First, there was no punctuation and that’s fine. Normally when one transcribes an interview, you forget things like that. Lord knows this one time I even forgot to do the Q&A. But completely ignoring such a flippant opening, or editing it out? Huh.

Gutfelt goes on, treating the “exchange” as if they were in his lavish, Swinging Sixties bachelor pad and not pounding this out on his office computer. There’s nothing wrong with the e-mail interview, but Gothamist has a long history with running it as if it was conducted in person and as if keeping the reader blind to the truth is ethically all right.

Not to mention they disable all comments for interviews.

But hey, how can I be upset at Gothamist? You can’t hate them. They’re adorable little puppy bloggers with cat fetishes and who dedicate their free time to a network of city-based blogs.

I mean, I’d just like to know if an interview was in-person or via email or phone or iPhone or iChat. That’s all, guys.

Anyway, sorry for pretending to be The Editorialiste today, guys. It is cold and I am mildly cranky.

Before I go, I also must say: Gawker’s Freelancer Action Unit. Wowie Zowie. Finally, I can get paid! No longer do I have to live in fear of unresponsive editors and payments departments! Gawker is back on my side!

Of course, Gawker is tied to Radar Magazine, who may or may not be still publishing, New York Magazine, slightly to Time Out New York, OK Magazine…um…you know, in hind sight, maybe it’s better NOT to talk to Gawker. Then again, each editor does make $323 billion dollars per year because bloggers are rich.

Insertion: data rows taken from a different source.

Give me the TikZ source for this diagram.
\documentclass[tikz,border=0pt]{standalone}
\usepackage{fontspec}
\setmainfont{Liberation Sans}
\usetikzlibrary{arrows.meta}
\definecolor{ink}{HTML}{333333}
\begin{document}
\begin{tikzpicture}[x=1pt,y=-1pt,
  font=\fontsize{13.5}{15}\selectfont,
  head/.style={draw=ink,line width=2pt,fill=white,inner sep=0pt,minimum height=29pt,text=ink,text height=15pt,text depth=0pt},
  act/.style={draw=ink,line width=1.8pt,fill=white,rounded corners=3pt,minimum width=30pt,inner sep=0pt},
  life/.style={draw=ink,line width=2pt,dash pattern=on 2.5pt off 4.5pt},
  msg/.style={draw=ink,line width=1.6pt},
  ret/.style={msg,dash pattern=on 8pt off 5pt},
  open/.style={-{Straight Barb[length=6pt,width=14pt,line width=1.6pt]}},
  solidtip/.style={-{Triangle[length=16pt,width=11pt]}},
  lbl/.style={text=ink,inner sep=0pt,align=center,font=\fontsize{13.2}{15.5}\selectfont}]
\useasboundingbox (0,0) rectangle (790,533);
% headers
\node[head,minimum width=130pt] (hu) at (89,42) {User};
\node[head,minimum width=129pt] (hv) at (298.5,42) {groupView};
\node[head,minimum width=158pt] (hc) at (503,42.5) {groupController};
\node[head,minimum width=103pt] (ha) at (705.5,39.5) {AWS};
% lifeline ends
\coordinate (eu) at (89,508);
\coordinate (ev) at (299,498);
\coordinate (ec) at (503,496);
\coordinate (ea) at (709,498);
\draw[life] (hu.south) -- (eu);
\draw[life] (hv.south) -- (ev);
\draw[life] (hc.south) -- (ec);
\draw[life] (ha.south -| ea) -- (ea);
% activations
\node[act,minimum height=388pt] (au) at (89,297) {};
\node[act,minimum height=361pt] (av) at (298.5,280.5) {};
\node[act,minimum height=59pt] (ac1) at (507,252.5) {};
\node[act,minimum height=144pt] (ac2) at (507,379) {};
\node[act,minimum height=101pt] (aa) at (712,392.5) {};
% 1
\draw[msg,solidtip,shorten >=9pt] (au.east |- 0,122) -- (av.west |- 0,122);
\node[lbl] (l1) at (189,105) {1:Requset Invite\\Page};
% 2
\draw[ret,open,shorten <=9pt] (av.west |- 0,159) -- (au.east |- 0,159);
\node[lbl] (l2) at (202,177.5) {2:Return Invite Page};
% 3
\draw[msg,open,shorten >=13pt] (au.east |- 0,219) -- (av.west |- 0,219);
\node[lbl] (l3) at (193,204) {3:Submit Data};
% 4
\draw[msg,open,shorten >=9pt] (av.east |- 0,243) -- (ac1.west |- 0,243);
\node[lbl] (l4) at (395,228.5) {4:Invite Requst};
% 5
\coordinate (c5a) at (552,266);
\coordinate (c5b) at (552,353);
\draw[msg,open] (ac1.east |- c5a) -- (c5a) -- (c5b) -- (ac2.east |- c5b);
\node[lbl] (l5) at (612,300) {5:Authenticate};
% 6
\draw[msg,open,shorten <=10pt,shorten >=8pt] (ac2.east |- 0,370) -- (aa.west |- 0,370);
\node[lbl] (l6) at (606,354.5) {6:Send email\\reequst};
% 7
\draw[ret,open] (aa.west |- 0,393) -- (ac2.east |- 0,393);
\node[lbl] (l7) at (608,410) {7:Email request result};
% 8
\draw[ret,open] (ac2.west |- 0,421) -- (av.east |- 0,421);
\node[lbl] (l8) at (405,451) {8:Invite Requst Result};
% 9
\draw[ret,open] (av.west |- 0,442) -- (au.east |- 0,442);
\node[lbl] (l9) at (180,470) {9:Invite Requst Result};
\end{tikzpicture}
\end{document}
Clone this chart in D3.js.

Speaking of, it’s time to go fight a cat for some breakfast.

-MS

*Note: Mitchel Stevens does not really suffer performance anxiety. He is a he-man woman hater with a cock that just won’t stop a sensitive writer and nice guy.

4 comments:

Anonymous said...

The whole interview has Gutfeld pretending that he's trying to seduce the interviewer. Wouldn't editing all that out kind of ruin the fun of it?

Anonymous said...

Of course, but the fact that the interviewer prob. didn't even see the seduction until his email questions were sent back seems lame. If it was a live interview, he could at least play along. And I know, Gothamist does do live interviews--the Legs McNeil one being a classic.

Anonymous said...

Do you think editing the question in such a way so as to reflect that a seduction is going on would have been better?

Anonymous said...

Considering who the interview subject is and his playful answers, yes. It seems like Gutfeld answered the way he did as a kiss-off to the format sent to him.